Begin with the opening line of the records and extract each line through the one holding "80, 90, 100]"; pictures are not part of the copy.

::::::::

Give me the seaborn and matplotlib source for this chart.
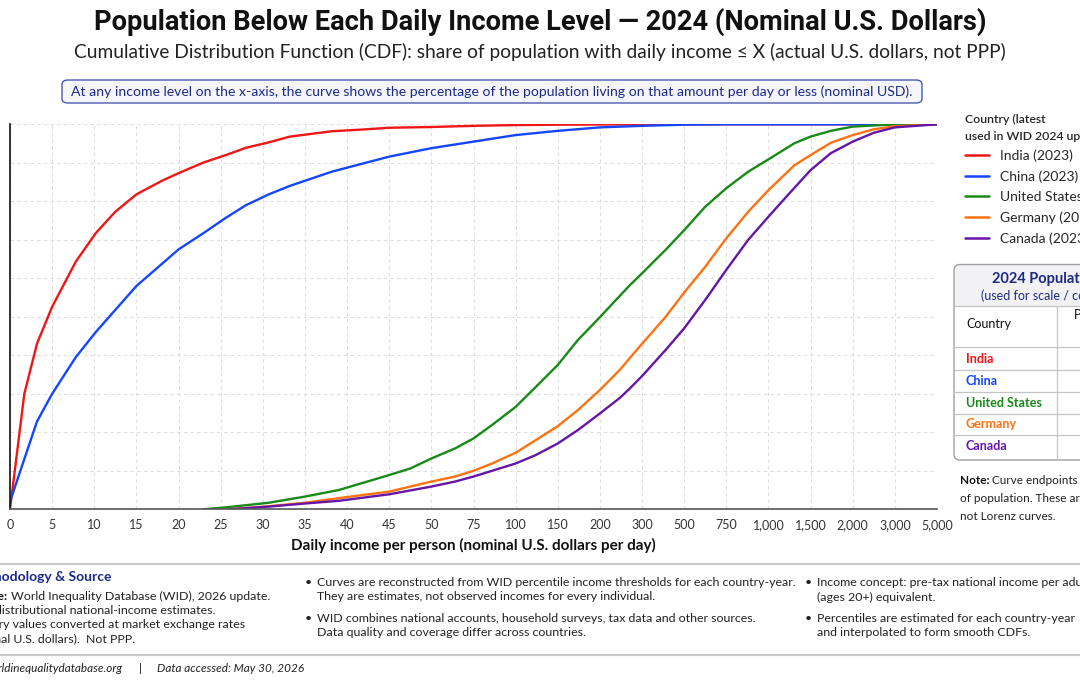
import numpy as np
import pandas as pd
import seaborn as sns
import matplotlib.pyplot as plt
from matplotlib.patches import FancyBboxPatch, Rectangle
from matplotlib.lines import Line2D

# x axis: evenly spaced ticks, piecewise-linear between them
tick_values = [0, 5, 10, 15, 20, 25, 30, 35, 40, 45, 50, 75, 100, 150, 200,
               300, 500, 750, 1000, 1500, 2000, 3000, 5000]
y_ticks = [0, 10, 20, 30, 40, 50, 60, 70, 80, 90, 100]

countries = ["India", "China", "United States", "Germany", "Canada"]
data_years = [2023, 2023, 2023, 2023, 2023]
colors = ["#f01616", "#1446ff", "#178a17", "#ff7212", "#6516a8"]
population_2024 = [1450.9, 1419.3, 345.4, 84.6, 39.7]  # millions

india_income = [0, 1.7, 3.2, 5, 7.8, 10.2, 12.5, 15, 18, 20, 23, 25.6, 28, 30.7,
                33.2, 38.2, 41.5, 45, 50, 75, 100, 150, 200, 300, 5000]
india_share = [0, 30, 43, 52.6, 64.3, 71.8, 77.3, 81.8, 85.3, 87.3, 90.1, 92, 93.9,
               95.3, 96.8, 98.2, 98.6, 99.1, 99.3, 99.6, 99.8, 99.9, 99.95, 100, 100]

china_income = [0, 3.2, 5, 7.8, 10.2, 15, 20, 23, 25.6, 28, 30.7, 33.2, 38.2, 41.5,
                45, 50, 75, 100, 150, 200, 300, 500, 750, 1000, 5000]
china_share = [2, 22.8, 30, 39.5, 46.1, 58, 67.5, 71.8, 75.7, 79, 81.8, 84, 87.7, 89.6,
               91.6, 93.8, 95.5, 97.2, 98.3, 99.2, 99.6, 99.9, 100, 100, 100]

us_income = [22.9, 25.6, 30.7, 35, 39, 45, 47.5, 50, 64, 75, 86, 100, 124, 150, 174,
             200, 240, 271, 300, 412, 500, 625, 750, 880, 1000, 1310, 1500, 1740,
             2000, 3000, 5000]
us_share = [0, 0.5, 1.7, 3.3, 5.0, 8.9, 10.6, 13.2, 15.8, 18.4, 21.9, 26.6, 31.8, 37.5,
            44, 49.9, 54.6, 58.2, 61.3, 67.4, 72.5, 78.6, 83.4, 87.7, 90.9, 95.1, 96.8,
            98.3, 99.4, 100, 100]

germany_income = [26, 30.7, 35, 39, 45, 50, 64, 75, 86, 100, 124, 150, 174, 200, 248,
                  271, 300, 412, 500, 625, 750, 880, 1000, 1310, 1500, 1740, 2000,
                  2500, 3000, 5000]
germany_share = [0, 0.8, 1.7, 2.9, 4.6, 7.2, 8.5, 10.0, 11.9, 14.7, 18, 21.6, 25.8, 31,
                 36.3, 39.3, 43.0, 50, 56.3, 63, 70.4, 77.3, 82.9, 89.4, 92, 95.2, 97.2,
                 98.7, 99.5, 100]

canada_income = [26, 30.7, 35, 39, 45, 50, 64, 75, 86, 100, 124, 150, 174, 200, 248,
                 271, 300, 412, 500, 625, 750, 880, 1000, 1250, 1500, 1740, 2000,
                 2500, 3000, 5000]
canada_share = [0, 0.7, 1.5, 2.2, 3.9, 5.9, 7.2, 8.5, 10, 11.9, 14.1, 17.1, 20.6, 24.9,
                29.0, 31.4, 34.6, 41.4, 47, 54.4, 62.2, 70, 76, 82.1, 88.1, 92.5, 95.5,
                97.8, 99.2, 100]

incomes = [india_income, china_income, us_income, germany_income, canada_income]
shares = [india_share, china_share, us_share, germany_share, canada_share]

frames = []
for name, yr, xs, ys in zip(countries, data_years, incomes, shares):
    frames.append(pd.DataFrame({"income": xs, "share": ys,
                                "country": f"{name} ({yr})"}))
df = pd.concat(frames, ignore_index=True)
labels = [f"{c} ({y})" for c, y in zip(countries, data_years)]
palette = dict(zip(labels, colors))

sns.set_theme(style="white")
plt.rcParams["font.family"] = ["Lato", "DejaVu Sans"]
TITLE_FONT = ["Liberation Sans Narrow", "Roboto", "DejaVu Sans"]
NAVY = "#1c2a86"
BODY = 8.9

W, H = 1080, 680


def fx(px):
    return px / W


def fy(py):
    return 1 - py / H


fig = plt.figure(figsize=(10.8, 6.8), dpi=100)
fig.patch.set_facecolor("white")

# ---- titles
fig.text(fx(540), fy(22), "Population Below Each Daily Income Level \u2014 2024 (Nominal U.S. Dollars)",
         ha="center", va="center", fontsize=19.6, fontweight="bold", family=TITLE_FONT, color="#111111")
fig.text(fx(540), fy(52), "Cumulative Distribution Function (CDF): share of population with daily income \u2264 X (actual U.S. dollars, not PPP)",
         ha="center", va="center", fontsize=13.8, color="#222222")

box = FancyBboxPatch((fx(62), fy(103)), fx(860), (103 - 80) / H,
                     boxstyle="round,pad=0,rounding_size=0.006", transform=fig.transFigure,
                     fc="#f4f6fc", ec="#4b5bb0", lw=1.0)
fig.patches.append(box)
fig.text(fx(492), fy(91.5), "At any income level on the x-axis, the curve shows the percentage of the population living on that amount per day or less (nominal USD).",
         ha="center", va="center", fontsize=10.1, color=NAVY)

# ---- main axes
ax = fig.add_axes([fx(10), fy(509.3), (937 - 10) / W, (509.3 - 124.3) / H])
sns.lineplot(data=df, x="income", y="share", hue="country", hue_order=labels,
             palette=palette, linewidth=1.7, errorbar=None, ax=ax)

tick_idx = np.arange(len(tick_values), dtype=float)


def fwd(x):
    return np.interp(x, tick_values, tick_idx)


def inv(i):
    return np.interp(i, tick_idx, tick_values)


ax.set_xscale("function", functions=(fwd, inv))
ax.set_xlim(0, 5000)
ax.set_ylim(0, 100)
ax.set_xticks(tick_values)
ax.set_xticklabels([f"{t:,}" for t in tick_values], fontsize=9, color="#222222")
ax.set_yticks(y_ticks)
ax.set_yticklabels([f"{t}%" for t in y_ticks], fontsize=9)
ax.minorticks_off()
ax.grid(True, color="#dedede", linestyle=(0, (3, 3)), linewidth=0.8)
ax.set_axisbelow(True)
for s in ["top", "right"]:
    ax.spines[s].set_visible(False)
ax.spines["left"].set_color("#111111")
ax.spines["left"].set_linewidth(1.2)
ax.spines["bottom"].set_color("#555555")
ax.spines["bottom"].set_linewidth(1.2)
ax.tick_params(axis="both", which="major", direction="out", length=4, width=0.8,
               colors="#333333", pad=3)
ax.set_xlabel("Daily income per person (nominal U.S. dollars per day)",
              fontsize=11, fontweight="bold", color="#111111", labelpad=5)
ax.set_ylabel("")

handles, _ = ax.get_legend_handles_labels()
leg = ax.legend(handles[:5], labels, title="Country (latest\nused in WID 2024 update)",
                loc="upper left", bbox_to_anchor=(fx(965), fy(114)), bbox_transform=fig.transFigure,
                frameon=False, fontsize=10, title_fontsize=8.8, handlelength=1.75,
                handletextpad=0.75, labelspacing=0.58, alignment="left",
                borderaxespad=0, borderpad=0)
leg.get_title().set_fontweight("semibold")
leg.get_title().set_linespacing(1.6)
for h in leg.legend_handles:
    h.set_linewidth(1.8)

# ---- population table (runs off the right edge)
tax = fig.add_axes([fx(950), fy(470), 240 / W, (470 - 255) / H])
tax.set_xlim(950, 1190)
tax.set_ylim(470, 255)
tax.axis("off")
x0, y0, x1, y1 = 954, 264.5, 1250, 460
head = FancyBboxPatch((x0, y0), x1 - x0, 41.5, boxstyle="round,pad=0,rounding_size=6",
                      fc="#f2f2f4", ec="none", clip_on=False)
tax.add_patch(head)
tax.add_patch(Rectangle((x0, 292), x1 - x0, 14, fc="#f2f2f4", ec="none", clip_on=False))
outer = FancyBboxPatch((x0, y0), x1 - x0, y1 - y0, boxstyle="round,pad=0,rounding_size=6",
                       fc="none", ec="#a0a0a0", lw=1.0, clip_on=False)
tax.add_patch(outer)
for yl in [306, 347, 370, 392, 413.5, 435]:
    tax.plot([x0, x1], [yl, yl], color="#c4c4c4", lw=0.9, clip_on=False)
tax.plot([1057, 1057], [306, y1], color="#c4c4c4", lw=0.9, clip_on=False)
tax.text(992, 278, "2024 Population (millions)", ha="left", va="center",
         fontsize=10.5, fontweight="bold", color=NAVY, clip_on=False)
tax.text(981, 295.5, "(used for scale / context)", ha="left", va="center",
         fontsize=9, color=NAVY, clip_on=False)
tax.text(966, 324, "Country", ha="left", va="center", fontsize=9, color="#111111")
tax.text(1104, 324, "Population\n(millions)", ha="center", va="center",
         fontsize=9, color="#111111", linespacing=1.5, clip_on=False)
row_y = [359, 381, 403, 424.5, 446.5]
for name, col, pop, yy in zip(countries, colors, population_2024, row_y):
    tax.text(966, yy, name, ha="left", va="center", fontsize=9,
             fontweight="bold", color=col)
    tax.text(1104, yy, f"{pop:,.1f}", ha="center", va="center", fontsize=9,
             color="#111111", clip_on=False)

# ---- note under table
renderer = fig.canvas.get_renderer()
nt = fig.text(fx(960), fy(480.5), "Note:", ha="left", va="center", fontsize=8.5,
              fontweight="bold", color="#111111")
nb = nt.get_window_extent(renderer)
fig.text(nb.x1 / W + fx(3), fy(480.5), "Curve endpoints are 0% and 100%", ha="left",
         va="center", fontsize=8.5, color="#222222")
fig.text(fx(960), fy(498.5), "of population. These are CDFs,", ha="left",
         va="center", fontsize=8.5, color="#222222")
fig.text(fx(960), fy(516), "not Lorenz curves.", ha="left",
         va="center", fontsize=8.5, color="#222222")

# ---- bottom panel
for yl in [563.5, 655]:
    fig.add_artist(Line2D([0, 1], [fy(yl), fy(yl)], transform=fig.transFigure,
                          color="#c9c9c9", lw=1.6))

fig.text(fx(111), fy(577), "Methodology & Source", ha="right", va="center",
         fontsize=10, fontweight="bold", color=NAVY)
st = fig.text(fx(270), fy(596.5), "World Inequality Database (WID), 2026 update.",
              ha="right", va="center", fontsize=BODY, color="#222222")
sb = st.get_window_extent(renderer)
fig.text(sb.x0 / W - fx(3), fy(596.5), "Source:", ha="right", va="center",
         fontsize=BODY, fontweight="bold", color="#111111")
fig.text(fx(215), fy(610.5), "Pre-tax distributional national-income estimates.",
         ha="right", va="center", fontsize=BODY, color="#222222")
fig.text(fx(245), fy(624.5), "Monetary values converted at market exchange rates",
         ha="right", va="center", fontsize=BODY, color="#222222")
fig.text(fx(135), fy(638.5), "(nominal U.S. dollars).  Not PPP.",
         ha="right", va="center", fontsize=BODY, color="#222222")

bullets = [
    (305, 583, "Curves are reconstructed from WID percentile income thresholds for each country-year.\nThey are estimates, not observed incomes for every individual."),
    (305, 618.5, "WID combines national accounts, household surveys, tax data and other sources.\nData quality and coverage differ across countries."),
    (805, 583, "Income concept: pre-tax national income per adult\n(ages 20+) equivalent."),
    (805, 618.5, "Percentiles are estimated for each country-year\nand interpolated to form smooth CDFs."),
]
for bx, by, txt in bullets:
    fig.text(fx(bx), fy(by), "\u2022", ha="left", va="center", fontsize=BODY, color="#222222")
    first, second = txt.split("\n")
    fig.text(fx(bx + 12), fy(by), first, ha="left", va="center", fontsize=BODY, color="#222222")
    fig.text(fx(bx + 12), fy(by + 14), second, ha="left", va="center", fontsize=BODY, color="#222222")

fig.text(fx(122), fy(668), "Source: worldinequalitydatabase.org", ha="right", va="center",
         fontsize=8.5, style="italic", color="#222222")
fig.text(fx(140), fy(668), "|", ha="center", va="center", fontsize=8.5, color="#222222")
fig.text(fx(157), fy(668), "Data accessed: May 30, 2026", ha="left", va="center",
         fontsize=8.5, style="italic", color="#222222")

fig.savefig("out.png", dpi=100, facecolor="white")
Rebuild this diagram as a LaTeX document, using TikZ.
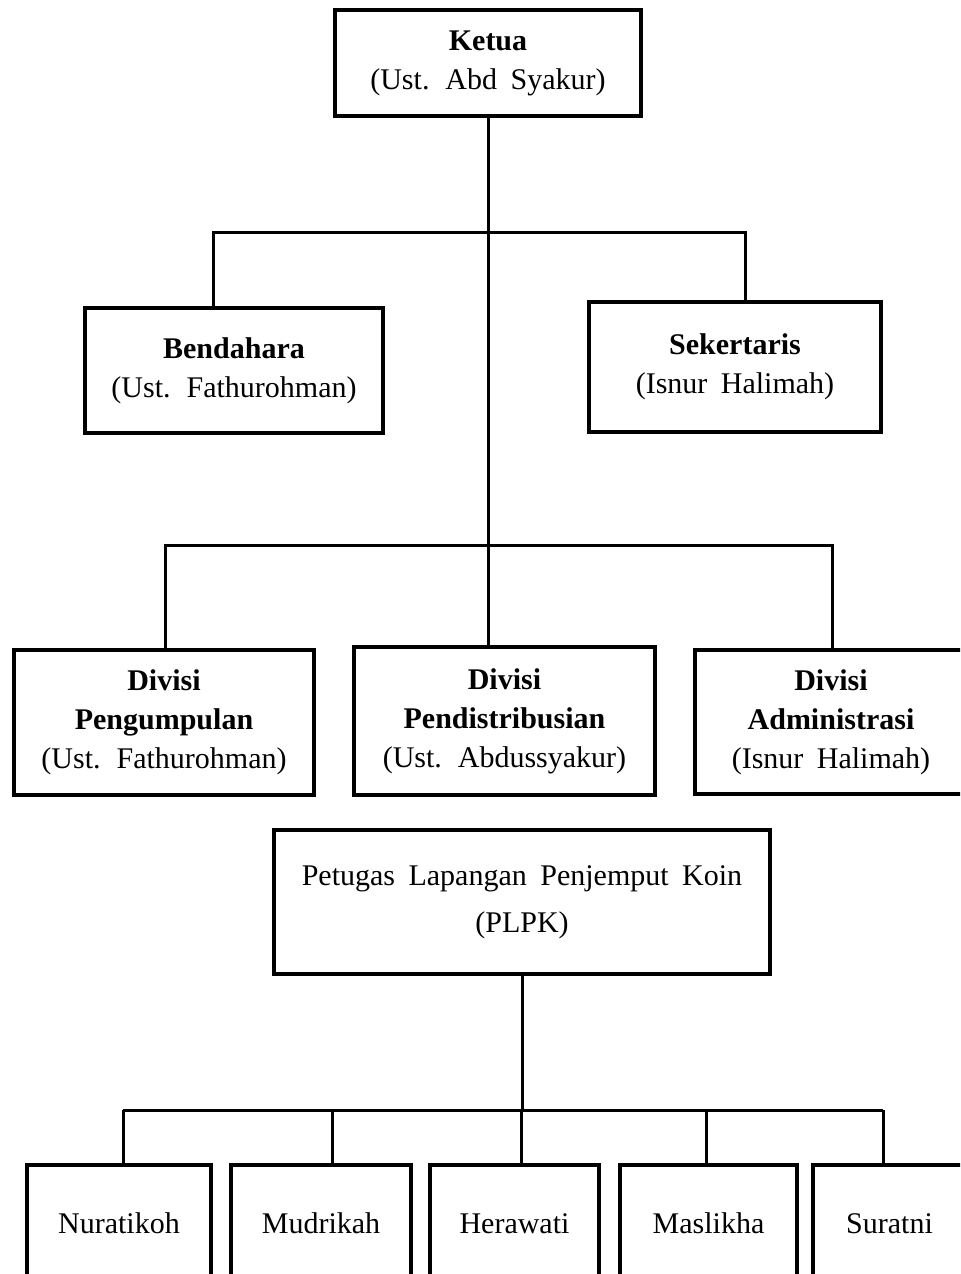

::::::::

RESULT:
Give me the seaborn and matplotlib source for this chart.
import numpy as np
import pandas as pd
import seaborn as sns
import matplotlib.pyplot as plt
from matplotlib.patches import FancyBboxPatch, Rectangle
from matplotlib.lines import Line2D

# x axis: evenly spaced ticks, piecewise-linear between them
tick_values = [0, 5, 10, 15, 20, 25, 30, 35, 40, 45, 50, 75, 100, 150, 200,
               300, 500, 750, 1000, 1500, 2000, 3000, 5000]
y_ticks = [0, 10, 20, 30, 40, 50, 60, 70, 80, 90, 100]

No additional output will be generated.